QA Shepherd project developer notes
Design notes for the Shepherd project.
Algorithm details can be found on the QAProcessContinuousRollouts page.
User stories
As a LOSA, I want to read an HTML report that tells me the latest fully QA'd revision of stable is, so that I can deploy that revision to production.
- As an operator, I want to run a command-line script that will tell me what landings the shepherd knows about, and what the shepherd thinks the most recent deployable revision is, so that I can deploy that revision manually.
- As a user, I want to read an HTML report that tells me whether my branch has been promoted from QA to production, so I do not have to rely on yet more email to tell me what is going on. (Ursinha, gary)
We probably want to publish this on https://qa.launchpad.net
As a quicker version we can rsync the report to some static location.
- As an operator and developer, I want to read in the log files the detailed reasons that the shepherd took a particular action, so that debugging the tool is easier. (mars)

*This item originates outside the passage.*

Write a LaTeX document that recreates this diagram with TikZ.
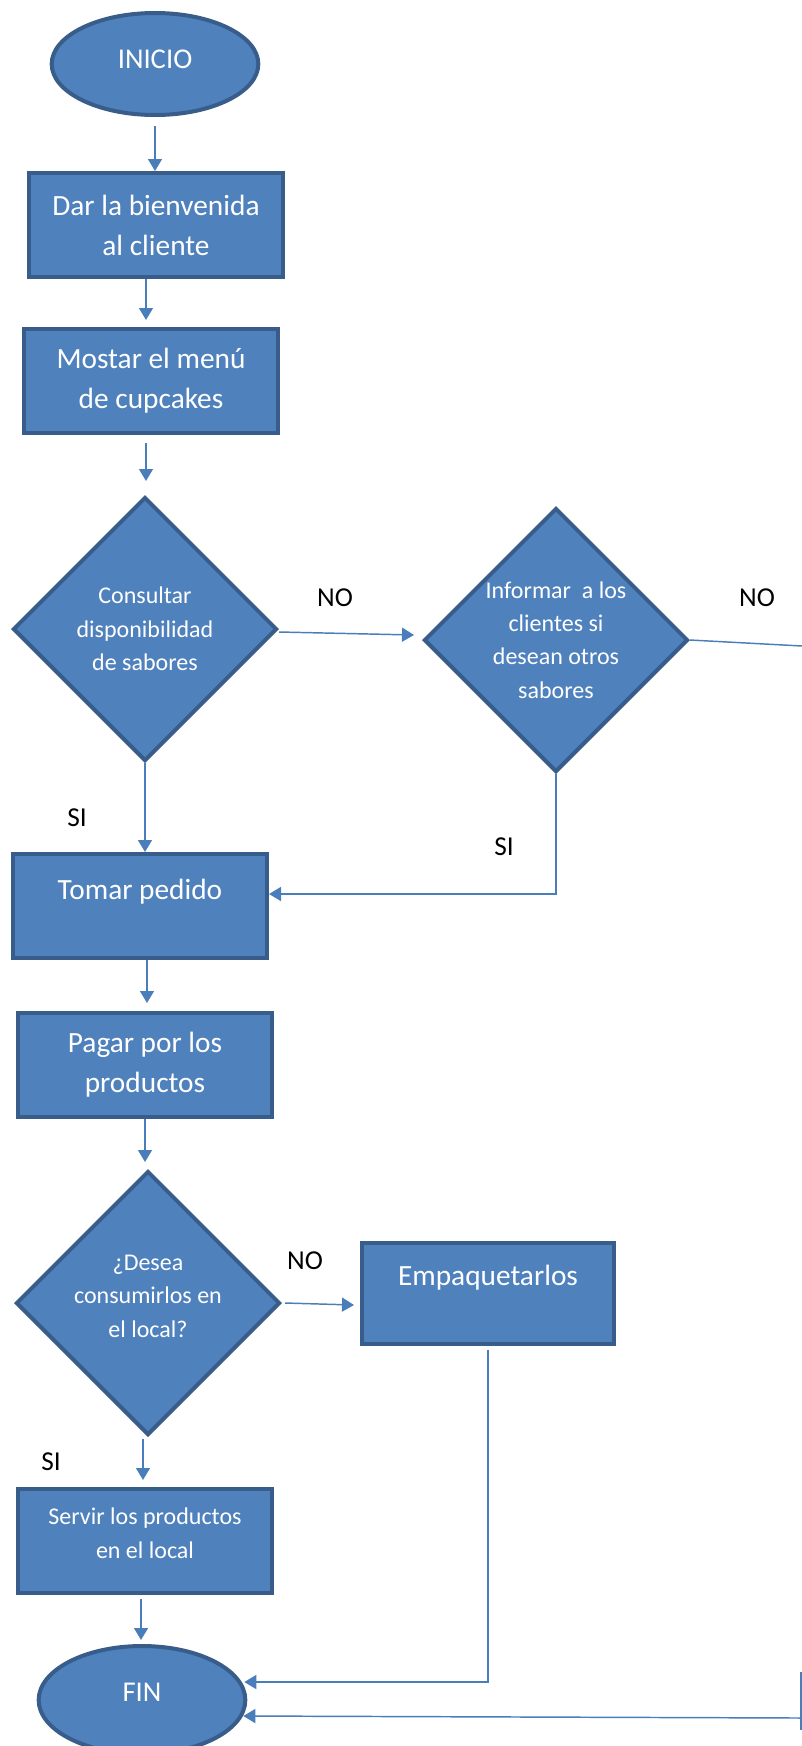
\documentclass[tikz,border=0pt]{standalone}
\usepackage{fontspec}
\setmainfont{Carlito}
\usepackage{xcolor}
\definecolor{boxfill}{HTML}{4F81BD}
\definecolor{boxline}{HTML}{385D8A}
\definecolor{flowline}{HTML}{4A7EBB}
\usepackage{tikz}
\usetikzlibrary{arrows.meta,shapes.geometric,calc}

\begin{document}
\begin{tikzpicture}[x=0.75pt,y=-0.75pt,>={Triangle[length=9pt,width=10.5pt]},
    base/.style={fill=boxfill,draw=boxline,line width=3pt,text=white,inner sep=0pt,
                 font=\fontsize{22}{30}\selectfont,align=center},
    proc/.style={base,rectangle,minimum width=190.5pt,minimum height=78pt},
    term/.style={base,ellipse,minimum width=155pt,minimum height=76.5pt,
                 font=\fontsize{21.5}{30}\selectfont},
    decide/.style={base,diamond,minimum width=198pt,minimum height=198pt,
                   font=\fontsize{18}{25}\selectfont},
    flow/.style={->,flowline,line width=1.1pt},
    tag/.style={font=\fontsize{20.5}{24}\selectfont,text=black}]
    \useasboundingbox (0,0) rectangle (802,1746);
    \node[term,text height=13.8pt,text depth=7.8pt] (inicio) at (155,64) {INICIO};
    \node[proc] (bienv) at (156,225) {Dar la bienvenida\\al cliente};
    \node[proc] (menu) at (151,381) {Mostar el menú\\de cupcakes};
    \node[decide] (consulta) at (145,629) {Consultar\\disponibilidad\\de sabores};
    \node[decide] (informar) at (556,640) {Informar~ a los\\clientes si\\desean otros\\sabores};
    \node[proc,text height=15pt,text depth=25pt] (tomar) at (140,906) {Tomar pedido};
    \node[proc] (pagar) at (145,1065) {Pagar por los\\productos};
    \node[decide,text depth=10.5pt] (desea) at (148,1303) {¿Desea\\consumirlos en\\el local?};
    \node[proc,minimum width=189pt,minimum height=75.75pt,text height=15pt,text depth=26.5pt]
      (empaq) at (488,1293) {Empaquetarlos};
    \node[proc,font=\fontsize{18}{25}\selectfont,text depth=12pt] (servir) at (145,1541)
      {Servir los productos\\en el local};
    \node[term,minimum height=81pt,text height=13.8pt,text depth=11pt] (fin) at (142,1700) {FIN};
    \node[tag] (noA) at (335,598) {NO};
    \node[tag] (noB) at (757,598) {NO};
    \node[tag] (siA) at (77,818) {SI};
    \node[tag] (siB) at (504,847) {SI};
    \node[tag] (noC) at (305,1261) {NO};
    \node[tag] (siC) at (51,1462) {SI};
    \coordinate (offR) at (802,646);
    \coordinate (offT) at (801,1672);
    \coordinate (offB) at (801,1730);
    \coordinate (offF) at (800,1718);
    \draw[flow,shorten <=7pt] (inicio.south) -- (inicio.south |- bienv.north);
    \draw[flow] ($(bienv.south)+(-10,0)$) -- ($(menu.north)+(-5,-7)$);
    \draw[flow] ($(menu.south)+(-5,8)$) -- ($(consulta.north)+(1,-14)$);
    \draw[flow] ($(consulta.east)+(0,3)$) -- ($(informar.west)+(-8,-5)$);
    \draw[flow] (consulta.south) -- (consulta.south |- tomar.north);
    \draw[flow] (informar.south) |- ($(tomar.east)+(0,-12)$);
    \draw[flowline,line width=1.1pt] (informar.east) -- (offR);
    \draw[flow] ($(tomar.south)+(7,0)$) -- ($(pagar.north)+(2,-8)$);
    \draw[flow] (pagar.south) -- ($(desea.north)+(-3,-7)$);
    \draw[flow] ($(desea.east)+(3,0)$) -- ($(empaq.west)+(-6,12)$);
    \draw[flow] ($(desea.south)+(-5,2)$) -- ($(servir.north)+(-2,-7)$);
    \draw[flow] ($(empaq.south)+(0,4)$) |- ($(fin.east)+(-3,-18)$);
    \draw[flow] ($(servir.south)+(-4,4)$) -- ($(fin.north)+(-1,-4)$);
    \draw[flowline,line width=1.1pt] (offT) -- (offB);
    \draw[flow] (offF) -- ($(fin.east)+(-4,16)$);
\end{tikzpicture}
\end{document}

the log should record both the current state of the change sources and the state transitions that the shepherd executes based on said current state.
- As an operator, I want to run the parts of the rollout process individually and on-demand, so that resolving problems is easier. (mars)
This implies a small sharp script for each part - finding branches, doing promotion, reporting the system state.
- As an operator, I want to run any script without worrying if another copy of the script is already running and stomping on the data, so that on-demand runs and maintenance are safer and easier.
This implies a single-instance log, like a PID file.
- As an operator, I want a loud warning if a PID file is more than X minutes old, so I have some foreknowledge that a hang or crash is blocking further updates from happening. (mars)
- As a user, I want to be warned once a day by email that my branch is ready for QA, so that I remember to do it. (mars, Ursinha)
- As a user, I want a message sent to a mailing list when a branch has been sitting in QA for more than X days, so that someone can roll back the branch and unblock updates. (mars, Ursinha)
This implies a QA policy with a grace period.
- As an operator, I want to toggle a switch that keeps the scripts from running, so that I can do maintenance and updates without hunting down and disabling a bunch of cron scripts. (mars)
Probably dropping a maintenance.txt file on disk would do this.
- As a user, I want the log file and HTML reports to tell me when updates were aborted because a maintenance.txt is in place, so that I know why updates aren't happening. (mars)
- As an operator, I want the log file and HTML reports to tell me how long ago the maintenance.txt file was created, so I know if someone forgot to remove the file by accident. (mars)
- As an operator, I would like the script to be deployed as the lpqateam user, so that I can find all of the parts of the QA process in the same place. (Ursinha, matsubara, gary)
- As an operator, I want a single push-button command to set maintenance mode, update the code, then remove maintenance mode again, so that I am less likely to make mistakes when deploying a new version. (mars)
Need both maintenance.txt and some way to wait for executing scripts to finish their work before proceeding.
Other notes
- The QA tagger can pass the revno, branch name, and linked bugs through to the shepherd using its database. This saves the shepherd from doing the work.
- As a developer, I want the qa-tagger to run in the same interpreter as the shepherd, so that I do not have to write tricky inter-process communication code.
- If the tagger passes only the in-QA revisions through to the shepherd, then the shepherd does not have to store any persistent state. The shepherd can simply (re)sort the entire list of in-qa revisions and write its report.